If Trump and Kim Jong Un are talking, at least they aren’t bombing

On June 30, President Trump crossed into North Korea and became the first U.S. president to visit the hermit kingdom. Figures on both sides of the political aisle condemned the president for entertaining a maniacal and evil dictator such as Kim Jong Un. Yet these critics get it all wrong: By maintaining dialogue, the president has yanked us from the brink of nuclear war and balanced a trilateral relationship between China and North Korea.

Open dialogue is essential in international politics. If we’re in ongoing economic or military discussions, we’re not lobbing intercontinental ballistic missiles at one another. That’s a good thing.

Consider the critical framework of dialogue with evil dictators through a Chinese lens. If we didn’t engage with dictators, no American president would ever have met with Mao Zedong, who killed over 1.5 million during the Chinese Cultural Revolution and over 45 million estimated during the totality of his rule. Yet President Richard Nixon met Mao. And upon Mao’s death, our relationship with China has steadily improved, with frequent summits and cross-border negotiations. One thing has been suspiciously absent in U.S.-China relations since the 1970s: war.

Nixon’s unprecedented trip to China in 1972 is now regarded by foreign policy experts as the beginning of a relationship that has been complicated, but fruitful. It’s easy to forget how close we were to open hostilities with China after a proxy war in Korea in the 1950s. Since Nixon’s trip, military conflict with China, with the exception of the occasional game of chicken in the South China Sea, has been nonexistent, cross-strait relations have improved, American businesses have an increased presence in China, and the Chinese people have become more free as a result.

There is little doubt that we could achieve the same with North Korea.
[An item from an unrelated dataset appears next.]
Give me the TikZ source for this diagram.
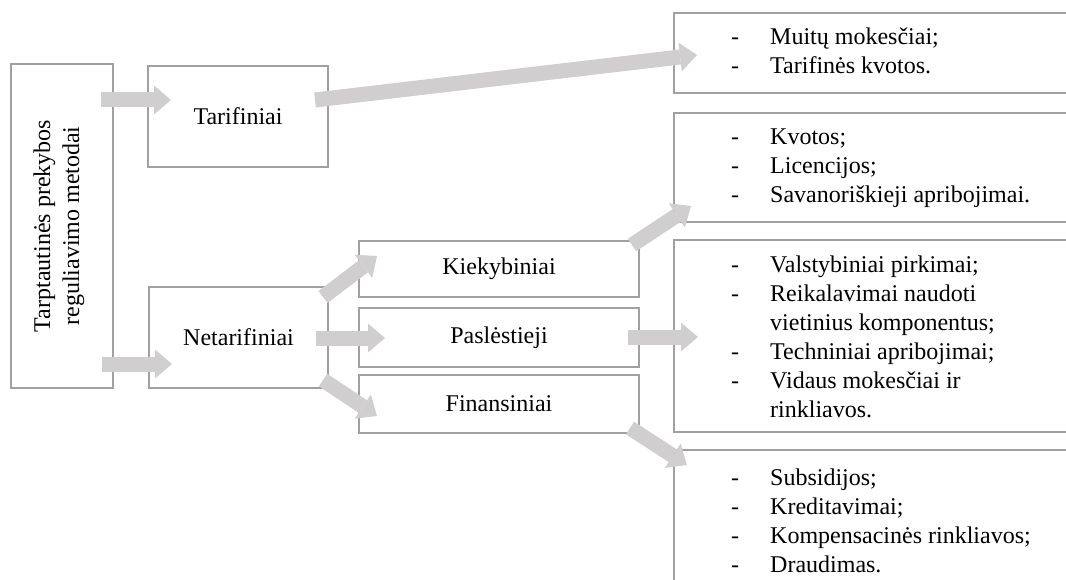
\documentclass[tikz,border=0pt]{standalone}
\usepackage{fontspec}
\setmainfont{Liberation Serif}
\usetikzlibrary{arrows.meta}
\definecolor{boxgray}{RGB}{160,160,160}
\definecolor{arrgray}{RGB}{208,206,206}
\newcommand{\itm}[1]{\makebox[39pt][l]{-}#1}
\newcommand{\cnt}[1]{\hspace*{39pt}#1}
\begin{document}
\begin{tikzpicture}[x=1pt,y=-1pt,
  txt/.style={font={\fontsize{24}{29}\selectfont}},
  box/.style={draw=boxgray,line width=1.3pt,inner sep=0pt,rectangle,txt},
  listtext/.style={txt,align=left,anchor=west,inner sep=0pt},
  barrow/.style={draw=arrgray,line width=15pt,-{Triangle[width=29pt,length=17pt,line width=0pt]}}]
\useasboundingbox (0,0) rectangle (1066,580);
\clip (0,0) rectangle (1066,580);
% boxes
\node[box,minimum width=102pt,minimum height=324pt] (meth) at (62,226) {};
\node[txt,rotate=90,align=center] (methtext) at (59,226) {Tarptautinės prekybos\\reguliavimo metodai};
\node[box,minimum width=180pt,minimum height=101pt] (tarif) at (238,116.5) {Tarifiniai};
\node[box,minimum width=179pt,minimum height=101pt] (netarif) at (238.5,337.5) {Netarifiniai};
\node[box,minimum width=280pt,minimum height=56pt] (kiek) at (499,269) {Kiekybiniai};
\node[box,minimum width=280pt,minimum height=59pt] (pasl) at (499,337.5) {Paslėstieji};
\node[box,minimum width=280pt,minimum height=58pt] (fin) at (499,404) {Finansiniai};
% right boxes
\node[box,minimum width=426pt,minimum height=80pt] (r1) at (887,53) {};
\node[box,minimum width=426pt,minimum height=109pt] (r2) at (887,167.5) {};
\node[box,minimum width=426pt,minimum height=192pt] (r3) at (887,336) {};
\node[box,minimum width=426pt,minimum height=170pt] (r4) at (887,535) {};
\node[listtext] (r1t) at (731,51) {\itm{Muitų mokesčiai;}\\\itm{Tarifinės kvotos.}};
\node[listtext] (r2t) at (731,168) {\itm{Kvotos;}\\\itm{Licencijos;}\\\itm{Savanoriškieji apribojimai.}};
\node[listtext] (r3t) at (731,337) {\itm{Valstybiniai pirkimai;}\\\itm{Reikalavimai naudoti}\\\cnt{vietinius komponentus;}\\\itm{Techniniai apribojimai;}\\\itm{Vidaus mokesčiai ir}\\\cnt{rinkliavos.}};
\node[listtext] (r4t) at (731,521) {\itm{Subsidijos;}\\\itm{Kreditavimai;}\\\itm{Kompensacinės rinkliavos;}\\\itm{Draudimas.}};
% arrow end points
\coordinate (a1s) at (101,100);  \coordinate (a1e) at (171,100);
\coordinate (a2s) at (102,364);  \coordinate (a2e) at (172,364);
\coordinate (a3s) at (315,100);  \coordinate (a3e) at (697,55);
\coordinate (a4s) at (323,297);  \coordinate (a4e) at (377,256);
\coordinate (a5s) at (316,338);  \coordinate (a5e) at (385,338);
\coordinate (a6s) at (323,380);  \coordinate (a6e) at (377,416);
\coordinate (a7s) at (632,245);  \coordinate (a7e) at (691,206);
\coordinate (a8s) at (628,337);  \coordinate (a8e) at (698,337);
\coordinate (a9s) at (630,428);  \coordinate (a9e) at (687,465);
\draw[barrow] (a1s) -- (a1e);
\draw[barrow] (a2s) -- (a2e);
\draw[barrow] (a3s) -- (a3e);
\draw[barrow] (a4s) -- (a4e);
\draw[barrow] (a5s) -- (a5e);
\draw[barrow] (a6s) -- (a6e);
\draw[barrow] (a7s) -- (a7e);
\draw[barrow] (a8s) -- (a8e);
\draw[barrow] (a9s) -- (a9e);
\end{tikzpicture}
\end{document}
Prior to Trump, American presidents didn’t successfully engage with the Kim family. In fact, President Clinton allegedly wanted to bomb North Korean enrichment facilities. Then in 2001, President George W. Bush instigated diplomatic back-channels to improve relations and set up a summit with no real progress. Under President Barack Obama, North Korean missile tests were frequent, and uncertainty regarding the relationship reached an all-time high following the death of Kim Jong Il and the assumption of control by Kim Jong Un. Obama at one point even threatened military strikes.

Now, we have a president who has met with the North Korean dictator several times both on foreign soil and within North Korea. As a result, the rhetoric has been toned down and missile tests have decreased tremendously.

An unequivocal nuclear disarmament seems unlikely and far-fetched, given North Korea’s past reluctance and their belief that nuclear weapons give them legitimacy in the world playing field. This is why the parallelism to China and Nixon is so important and relevant now.

Dialogue is as much progress as it is leverage. A week ago, Chinese President Xi Jinping left North Korea after meeting with Kim Jong Un. The summit comes amid a trade war between the Chinese and the United States which has had complicated and detrimental economic impact for both countries. Such meetings suggest the Chinese have felt the adverse impacts, and President Xi proffered a meeting on Kim’s home turf to solidify the relationship as one of their sole trading partners.

While the policy impacts of the meeting remain secret, President Xi has indicated that Kim is open to de-nuclearization. This is good news for open dialogue between the U.S. and North Korea, and a step toward curbing a regime that only a few years ago was hell-bent on creating worldwide legitimacy by launching ICBMs over Japan.

Keeping the Chinese uncertain about fruitful dialogues between North Korea and Trump elevates our bargaining position with the Chinese during trade negotiations that have stalled lately. All in all, making a peaceful relationship out of one formerly built on distrust, noncommunication, and a Pacific-Ocean-scaled game of Battleship, well, that shows progress.

Criticizing the president for anything and everything is in vogue. However, he is right to engage with world leaders, even ones as reprehensibly evil as Kim Jong Un. We should all prefer a world where Trump can pick up the phone and call the hermit kingdom’s chairman than one where American diplomats have to back-channel diplomacy in secret.